**Data shown**.

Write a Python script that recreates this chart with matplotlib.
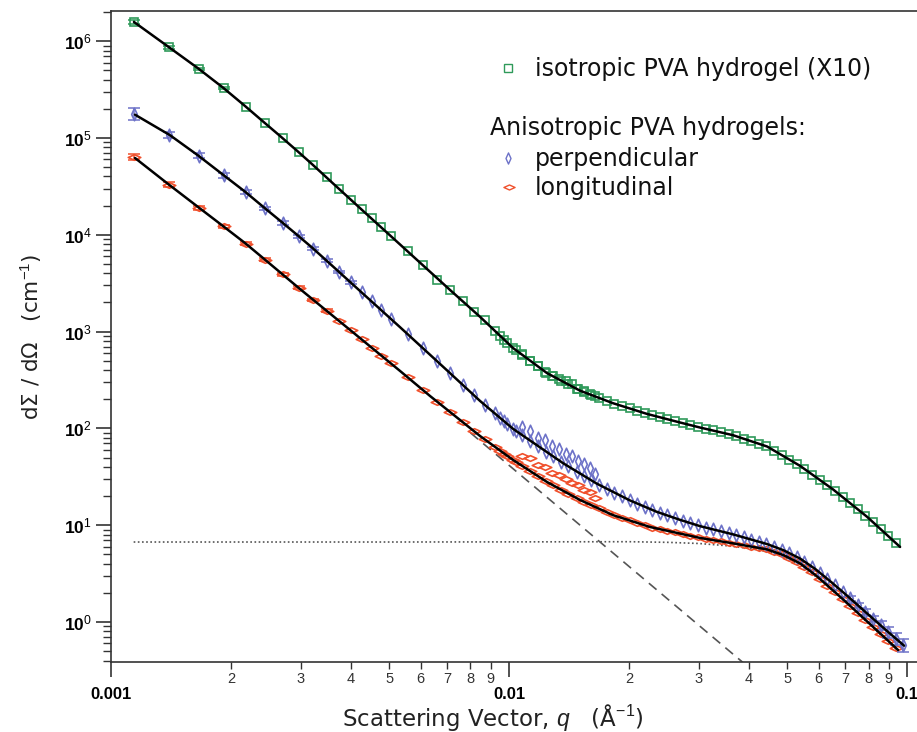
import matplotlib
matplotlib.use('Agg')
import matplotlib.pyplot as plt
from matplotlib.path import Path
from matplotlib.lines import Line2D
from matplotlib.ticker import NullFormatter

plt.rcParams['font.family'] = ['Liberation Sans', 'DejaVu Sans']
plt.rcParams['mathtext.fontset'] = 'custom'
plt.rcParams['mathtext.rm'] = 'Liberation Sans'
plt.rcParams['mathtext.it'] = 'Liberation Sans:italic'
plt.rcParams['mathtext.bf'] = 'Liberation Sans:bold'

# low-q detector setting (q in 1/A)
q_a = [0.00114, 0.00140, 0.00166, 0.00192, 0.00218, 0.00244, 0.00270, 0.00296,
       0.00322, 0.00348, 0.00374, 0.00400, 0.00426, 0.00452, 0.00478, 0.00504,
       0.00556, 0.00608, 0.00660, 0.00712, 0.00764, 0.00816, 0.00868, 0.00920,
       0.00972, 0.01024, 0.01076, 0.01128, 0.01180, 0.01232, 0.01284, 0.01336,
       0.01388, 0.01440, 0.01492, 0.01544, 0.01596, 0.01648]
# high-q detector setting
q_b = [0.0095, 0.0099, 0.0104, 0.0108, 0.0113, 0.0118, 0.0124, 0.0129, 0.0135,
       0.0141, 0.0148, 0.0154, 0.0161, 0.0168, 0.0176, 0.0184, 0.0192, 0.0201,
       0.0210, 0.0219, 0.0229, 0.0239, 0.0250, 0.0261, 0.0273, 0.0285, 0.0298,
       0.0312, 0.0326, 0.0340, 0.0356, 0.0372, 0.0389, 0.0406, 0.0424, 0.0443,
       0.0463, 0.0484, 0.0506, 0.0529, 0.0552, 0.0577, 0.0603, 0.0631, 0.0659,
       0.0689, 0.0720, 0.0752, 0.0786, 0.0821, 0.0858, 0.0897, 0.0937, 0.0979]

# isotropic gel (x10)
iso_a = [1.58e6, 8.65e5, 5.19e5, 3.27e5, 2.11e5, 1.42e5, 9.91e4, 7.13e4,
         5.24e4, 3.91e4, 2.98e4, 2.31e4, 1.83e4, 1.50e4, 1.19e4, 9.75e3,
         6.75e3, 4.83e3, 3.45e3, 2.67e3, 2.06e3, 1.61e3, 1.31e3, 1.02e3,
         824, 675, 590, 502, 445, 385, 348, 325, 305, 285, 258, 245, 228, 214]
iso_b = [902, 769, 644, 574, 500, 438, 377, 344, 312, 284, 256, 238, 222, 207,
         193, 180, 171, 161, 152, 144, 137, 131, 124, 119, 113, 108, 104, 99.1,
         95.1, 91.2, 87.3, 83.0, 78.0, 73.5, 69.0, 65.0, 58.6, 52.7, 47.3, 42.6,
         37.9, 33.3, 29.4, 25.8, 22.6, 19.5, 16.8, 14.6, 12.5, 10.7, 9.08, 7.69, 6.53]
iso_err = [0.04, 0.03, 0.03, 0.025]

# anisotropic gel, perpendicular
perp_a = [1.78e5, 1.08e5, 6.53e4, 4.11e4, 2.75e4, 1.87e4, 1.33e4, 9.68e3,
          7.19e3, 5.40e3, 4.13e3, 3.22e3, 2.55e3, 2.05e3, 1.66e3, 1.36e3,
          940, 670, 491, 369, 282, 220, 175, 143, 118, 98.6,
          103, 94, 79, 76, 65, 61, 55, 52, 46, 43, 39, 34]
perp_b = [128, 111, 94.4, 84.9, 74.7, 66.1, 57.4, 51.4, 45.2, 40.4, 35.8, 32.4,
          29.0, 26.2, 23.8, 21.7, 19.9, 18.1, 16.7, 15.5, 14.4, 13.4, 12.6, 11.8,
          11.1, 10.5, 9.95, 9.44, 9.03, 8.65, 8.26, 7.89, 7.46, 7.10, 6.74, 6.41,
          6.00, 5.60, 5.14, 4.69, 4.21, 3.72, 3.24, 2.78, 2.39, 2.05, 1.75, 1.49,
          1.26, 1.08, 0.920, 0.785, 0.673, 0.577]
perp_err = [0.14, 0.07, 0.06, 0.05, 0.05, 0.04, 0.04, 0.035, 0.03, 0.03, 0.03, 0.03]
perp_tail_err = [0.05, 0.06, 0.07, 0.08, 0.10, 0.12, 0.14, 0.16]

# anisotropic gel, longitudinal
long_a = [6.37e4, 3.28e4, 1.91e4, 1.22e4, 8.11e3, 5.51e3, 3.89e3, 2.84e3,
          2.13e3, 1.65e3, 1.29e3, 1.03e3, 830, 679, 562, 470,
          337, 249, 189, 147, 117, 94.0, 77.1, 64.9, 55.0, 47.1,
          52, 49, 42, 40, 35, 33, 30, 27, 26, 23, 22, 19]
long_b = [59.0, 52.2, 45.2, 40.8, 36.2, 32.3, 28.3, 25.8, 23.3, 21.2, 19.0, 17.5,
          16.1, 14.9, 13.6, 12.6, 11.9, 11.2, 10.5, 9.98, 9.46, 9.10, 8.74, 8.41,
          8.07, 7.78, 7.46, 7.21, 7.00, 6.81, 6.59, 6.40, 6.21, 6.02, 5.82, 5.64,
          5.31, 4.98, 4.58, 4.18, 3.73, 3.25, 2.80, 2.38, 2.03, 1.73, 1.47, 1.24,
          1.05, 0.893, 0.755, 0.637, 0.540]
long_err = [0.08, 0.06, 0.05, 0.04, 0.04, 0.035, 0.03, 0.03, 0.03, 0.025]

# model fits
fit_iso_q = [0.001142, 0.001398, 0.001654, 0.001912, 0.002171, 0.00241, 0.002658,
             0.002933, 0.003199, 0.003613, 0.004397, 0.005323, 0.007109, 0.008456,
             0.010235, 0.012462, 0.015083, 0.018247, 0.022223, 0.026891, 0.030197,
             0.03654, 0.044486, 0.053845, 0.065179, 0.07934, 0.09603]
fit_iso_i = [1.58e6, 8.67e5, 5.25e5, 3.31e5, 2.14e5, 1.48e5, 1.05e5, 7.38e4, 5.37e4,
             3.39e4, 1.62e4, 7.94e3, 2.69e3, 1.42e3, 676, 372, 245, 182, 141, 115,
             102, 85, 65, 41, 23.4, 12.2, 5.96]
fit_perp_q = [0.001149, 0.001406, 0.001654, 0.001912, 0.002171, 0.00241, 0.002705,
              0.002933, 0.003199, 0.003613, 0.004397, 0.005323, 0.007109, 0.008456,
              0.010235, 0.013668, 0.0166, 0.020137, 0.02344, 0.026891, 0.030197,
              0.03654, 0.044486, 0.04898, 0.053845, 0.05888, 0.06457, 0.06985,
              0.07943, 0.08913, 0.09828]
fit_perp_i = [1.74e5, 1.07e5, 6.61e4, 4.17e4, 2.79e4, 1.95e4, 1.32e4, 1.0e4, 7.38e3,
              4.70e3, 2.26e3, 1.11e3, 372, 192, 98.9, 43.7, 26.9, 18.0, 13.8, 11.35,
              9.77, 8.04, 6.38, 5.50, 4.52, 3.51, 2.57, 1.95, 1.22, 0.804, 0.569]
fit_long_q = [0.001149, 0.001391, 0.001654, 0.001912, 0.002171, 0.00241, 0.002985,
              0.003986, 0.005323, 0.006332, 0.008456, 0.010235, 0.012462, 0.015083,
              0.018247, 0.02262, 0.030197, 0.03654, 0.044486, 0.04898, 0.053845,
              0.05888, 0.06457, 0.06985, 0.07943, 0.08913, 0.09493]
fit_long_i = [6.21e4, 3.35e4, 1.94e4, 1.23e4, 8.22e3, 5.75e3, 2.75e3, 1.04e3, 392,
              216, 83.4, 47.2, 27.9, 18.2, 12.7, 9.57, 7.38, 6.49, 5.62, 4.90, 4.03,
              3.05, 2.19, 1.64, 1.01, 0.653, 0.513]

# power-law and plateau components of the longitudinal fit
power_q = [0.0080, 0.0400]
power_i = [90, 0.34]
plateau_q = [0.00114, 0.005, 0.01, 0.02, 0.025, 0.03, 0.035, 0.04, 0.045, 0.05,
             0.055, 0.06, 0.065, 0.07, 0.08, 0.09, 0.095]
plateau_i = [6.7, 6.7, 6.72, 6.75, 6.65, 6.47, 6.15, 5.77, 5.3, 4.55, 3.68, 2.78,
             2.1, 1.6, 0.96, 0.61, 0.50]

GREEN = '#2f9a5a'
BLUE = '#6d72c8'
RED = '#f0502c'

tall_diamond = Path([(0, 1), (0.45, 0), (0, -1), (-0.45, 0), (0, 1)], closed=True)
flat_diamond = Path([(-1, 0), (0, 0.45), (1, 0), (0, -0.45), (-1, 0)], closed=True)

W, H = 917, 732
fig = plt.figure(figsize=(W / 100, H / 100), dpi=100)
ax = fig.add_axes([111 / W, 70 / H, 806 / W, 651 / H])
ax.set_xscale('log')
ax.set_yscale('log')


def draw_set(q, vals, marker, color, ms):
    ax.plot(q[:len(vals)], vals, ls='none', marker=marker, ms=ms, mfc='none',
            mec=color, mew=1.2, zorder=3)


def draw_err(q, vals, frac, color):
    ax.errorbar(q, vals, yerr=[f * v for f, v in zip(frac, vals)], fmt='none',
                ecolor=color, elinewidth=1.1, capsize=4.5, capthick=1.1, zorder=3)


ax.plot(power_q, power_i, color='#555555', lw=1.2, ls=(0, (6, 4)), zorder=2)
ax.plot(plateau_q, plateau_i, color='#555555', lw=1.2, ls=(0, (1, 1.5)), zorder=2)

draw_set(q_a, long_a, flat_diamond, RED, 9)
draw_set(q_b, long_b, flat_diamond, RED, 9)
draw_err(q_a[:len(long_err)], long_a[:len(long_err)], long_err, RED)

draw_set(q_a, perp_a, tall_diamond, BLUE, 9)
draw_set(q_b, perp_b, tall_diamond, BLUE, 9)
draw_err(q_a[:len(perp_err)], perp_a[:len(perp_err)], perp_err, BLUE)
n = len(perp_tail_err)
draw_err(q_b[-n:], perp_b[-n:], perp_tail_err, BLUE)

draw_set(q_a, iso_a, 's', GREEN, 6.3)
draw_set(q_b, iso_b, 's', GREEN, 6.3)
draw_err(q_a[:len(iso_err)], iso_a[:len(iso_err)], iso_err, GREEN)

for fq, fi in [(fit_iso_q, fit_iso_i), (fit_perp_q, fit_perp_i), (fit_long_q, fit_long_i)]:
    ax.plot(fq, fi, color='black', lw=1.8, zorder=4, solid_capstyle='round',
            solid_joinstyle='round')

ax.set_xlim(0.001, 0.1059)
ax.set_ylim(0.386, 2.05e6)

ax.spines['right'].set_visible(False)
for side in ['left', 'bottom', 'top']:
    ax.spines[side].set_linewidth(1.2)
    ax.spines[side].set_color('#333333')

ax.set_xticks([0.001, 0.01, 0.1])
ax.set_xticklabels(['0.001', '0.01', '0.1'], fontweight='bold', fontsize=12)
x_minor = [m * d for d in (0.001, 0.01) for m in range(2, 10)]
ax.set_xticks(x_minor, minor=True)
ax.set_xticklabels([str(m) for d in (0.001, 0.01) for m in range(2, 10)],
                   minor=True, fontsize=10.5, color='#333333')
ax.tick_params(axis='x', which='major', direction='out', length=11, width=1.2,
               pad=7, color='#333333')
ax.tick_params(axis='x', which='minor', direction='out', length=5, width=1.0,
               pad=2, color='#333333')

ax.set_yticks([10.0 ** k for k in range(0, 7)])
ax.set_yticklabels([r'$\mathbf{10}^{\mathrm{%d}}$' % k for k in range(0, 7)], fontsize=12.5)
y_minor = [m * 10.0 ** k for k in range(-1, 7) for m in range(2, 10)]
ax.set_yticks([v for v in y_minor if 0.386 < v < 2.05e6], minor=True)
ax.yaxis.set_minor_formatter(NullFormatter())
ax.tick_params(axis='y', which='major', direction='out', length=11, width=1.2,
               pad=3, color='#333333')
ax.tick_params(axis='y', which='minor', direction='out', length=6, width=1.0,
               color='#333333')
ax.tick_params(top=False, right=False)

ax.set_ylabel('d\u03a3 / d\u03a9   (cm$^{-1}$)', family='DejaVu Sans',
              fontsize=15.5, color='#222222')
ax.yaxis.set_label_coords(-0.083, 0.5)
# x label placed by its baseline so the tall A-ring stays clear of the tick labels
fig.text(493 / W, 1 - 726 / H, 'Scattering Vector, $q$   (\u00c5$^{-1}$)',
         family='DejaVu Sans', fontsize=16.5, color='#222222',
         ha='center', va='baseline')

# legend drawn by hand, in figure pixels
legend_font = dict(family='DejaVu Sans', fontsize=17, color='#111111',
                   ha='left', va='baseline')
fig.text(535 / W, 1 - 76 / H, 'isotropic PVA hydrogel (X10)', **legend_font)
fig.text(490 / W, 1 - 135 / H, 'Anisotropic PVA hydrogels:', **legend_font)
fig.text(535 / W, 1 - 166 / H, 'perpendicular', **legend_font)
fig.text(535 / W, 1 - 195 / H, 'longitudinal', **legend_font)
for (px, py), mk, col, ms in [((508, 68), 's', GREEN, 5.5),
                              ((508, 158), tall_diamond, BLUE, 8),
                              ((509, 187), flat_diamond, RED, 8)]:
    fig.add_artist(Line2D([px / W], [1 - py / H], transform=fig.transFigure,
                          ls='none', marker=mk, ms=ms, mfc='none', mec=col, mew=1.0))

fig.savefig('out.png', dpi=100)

**Given request**.
Emit the lines of the material exactly, from its first line to the line containing "plt.rcParams['mathtext.bf'] = 'Liberation", inclusive; leave every picture out.

**Expected answer**.
Write a Python script that recreates this chart with matplotlib.
import matplotlib
matplotlib.use('Agg')
import matplotlib.pyplot as plt
from matplotlib.path import Path
from matplotlib.lines import Line2D
from matplotlib.ticker import NullFormatter

plt.rcParams['font.family'] = ['Liberation Sans', 'DejaVu Sans']
plt.rcParams['mathtext.fontset'] = 'custom'
plt.rcParams['mathtext.rm'] = 'Liberation Sans'
plt.rcParams['mathtext.it'] = 'Liberation Sans:italic'
plt.rcParams['mathtext.bf'] = 'Liberation Sans:bold'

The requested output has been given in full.